Expectativas por cumprir

 

De certa forma, 2003 simbolizou um ponto final na convergência da economia portuguesa com a europeia. Nos oito anos anteriores, o crescimento nacional tinha acompanhado ou superado a média da UniãoEuropeia. Desse ano para a frente, a economia deixou de conseguir acompanhar o comboio europeu. Tirando a recessão de 2009 – que em Portugal foi mais leve do que na UE – o crescimento tem sido mais baixo e as contracções mais profundas.  Desde então, só por uma vez cresceu acima de 2%. Se as previsões se confirmarem, 2017 deverá ser o primeiro ano desde 1999 em que Portugal cresce mais do que a média da UE (12 países).

Muitas das expectativas que ainda existiam nesta altura sobre a melhoria do bem-estar em Portugal não se concretizaram. Por exemplo, em 2003, o Governo esperava que em 2017 a economia tivesse atingido o mesmo nível de prosperidade do que a média da UE. Chegados a esse ano, conclui-se que Portugal não se aproximou. Pelo contrário. O PIB per capita português estava em 2003 nos 16,3 mil euros, o que comparava com 28 mil na média da UE (12 países). Hoje, essa distância é ainda maior: 17,2 vs. 30,7 mil euros.

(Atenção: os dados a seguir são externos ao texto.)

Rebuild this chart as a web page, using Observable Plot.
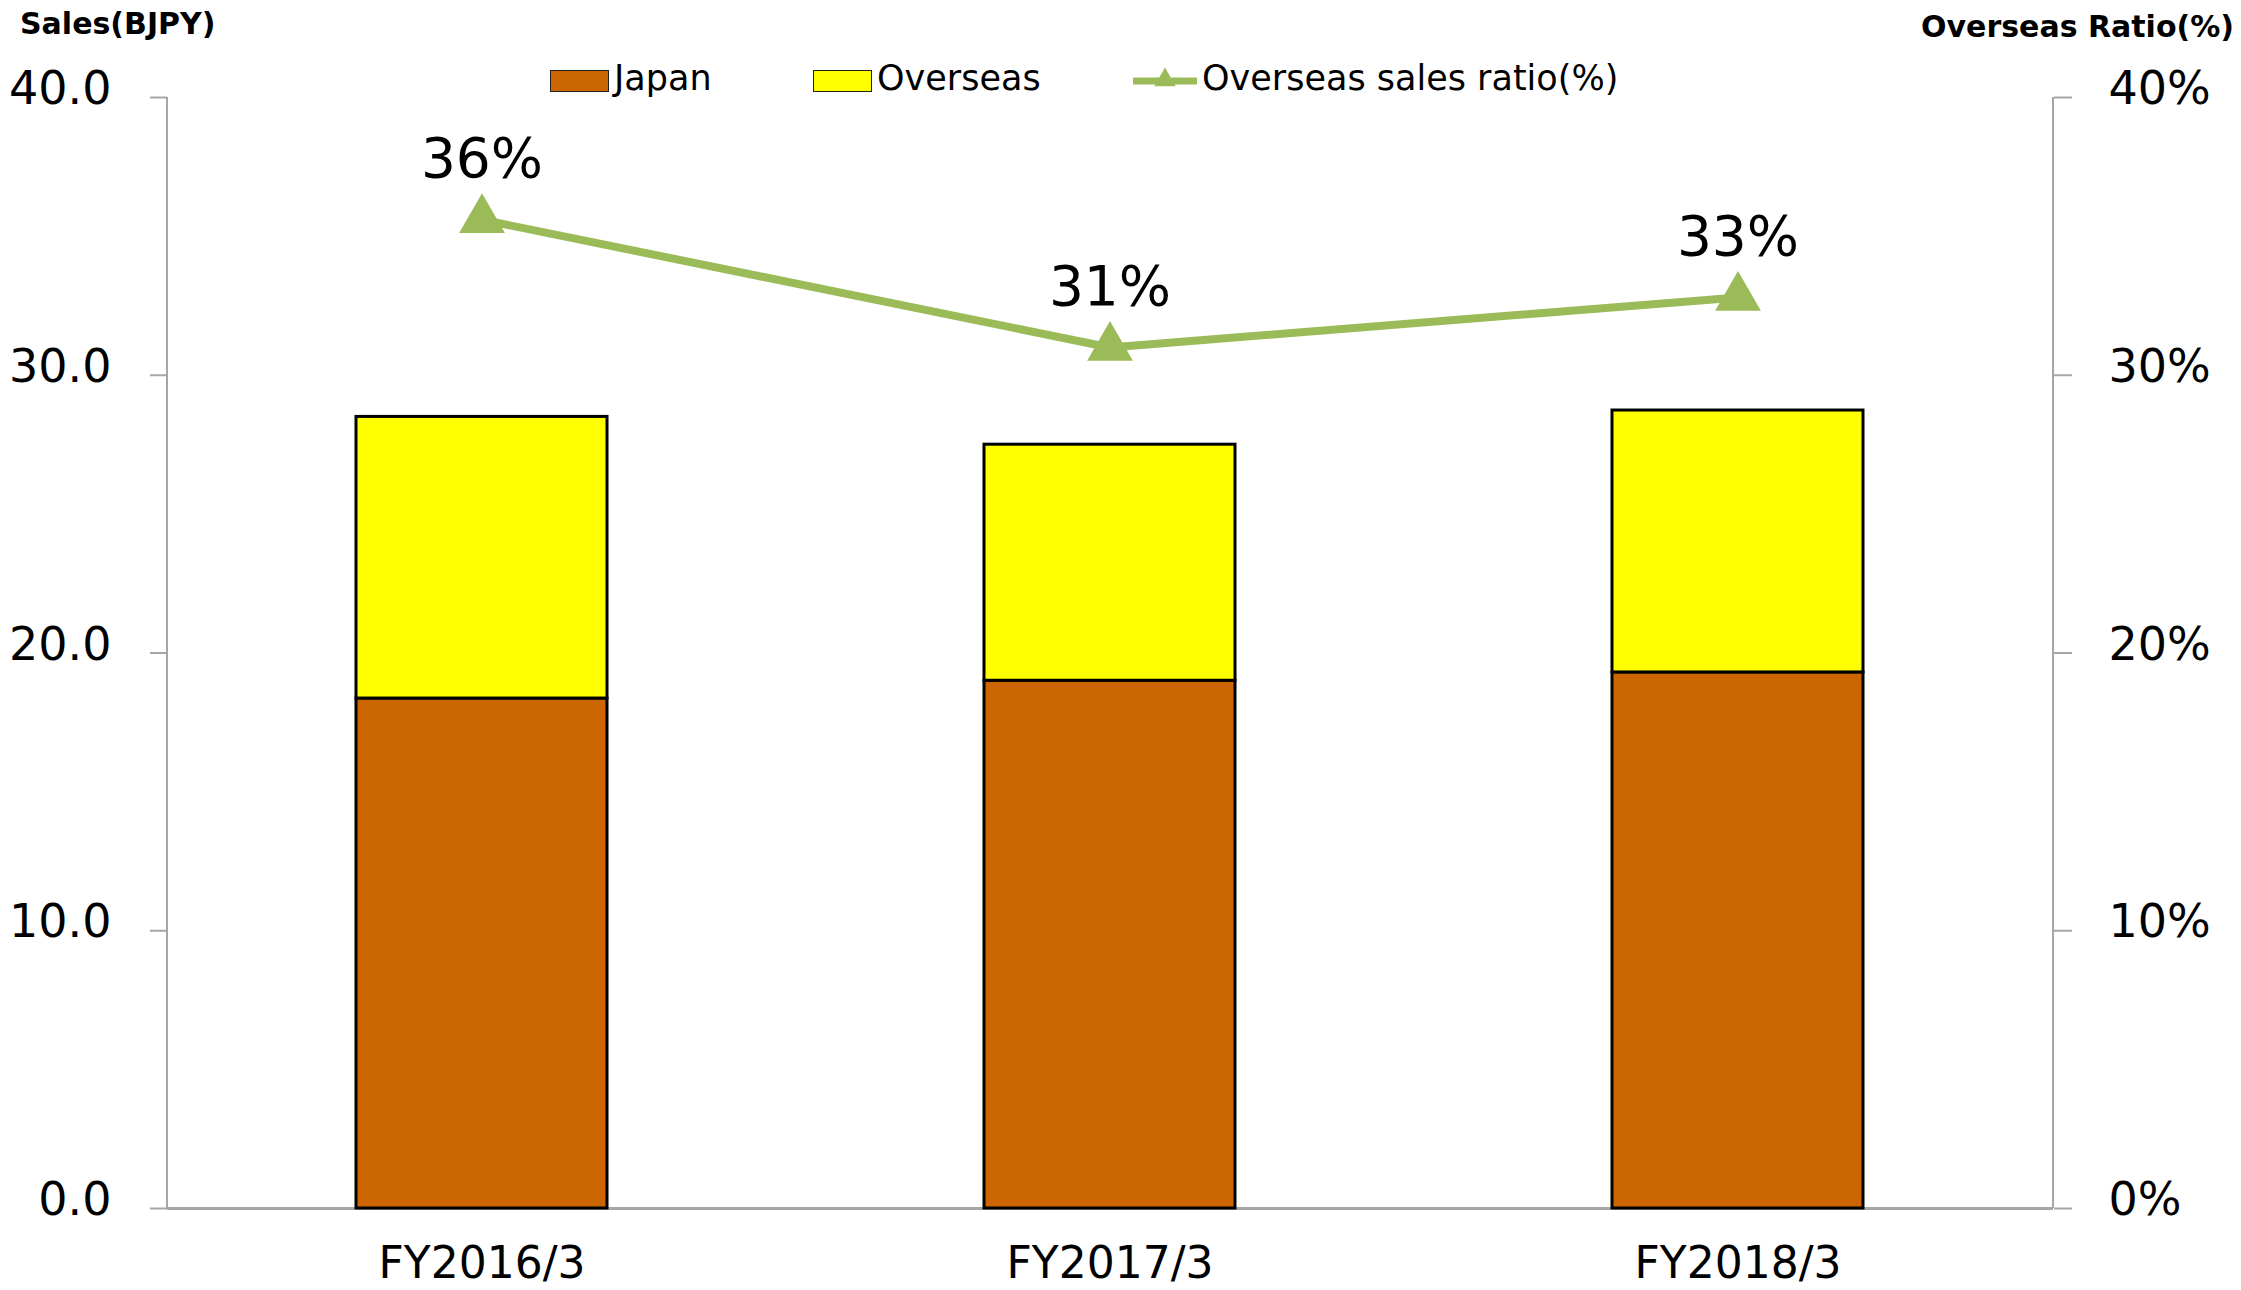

No que diz respeito às contas públicas, o Governo colocou o défice em 2,94% (4,4% à luz das regras actuais), mas os desequilíbrios não desapareceram. O choque da crise financeira de 2008 acabaria por trazê-los definitivamente à tona da água, atirando o défice para valores superiores a 10%. Uma dívida pública controlada e inferior a 60% do PIB – valor de 2003 – está hoje num nível mais de duas vezes superior, com constantes dúvidas sobre a sua sustentabilidade.

Se em 2003 tudo o que podia correr mal correu, os anos seguintes não seriam muito melhores. Sabendo o que aconteceu às contas e à economia, o autocarro cairia ainda mais fundo no buraco.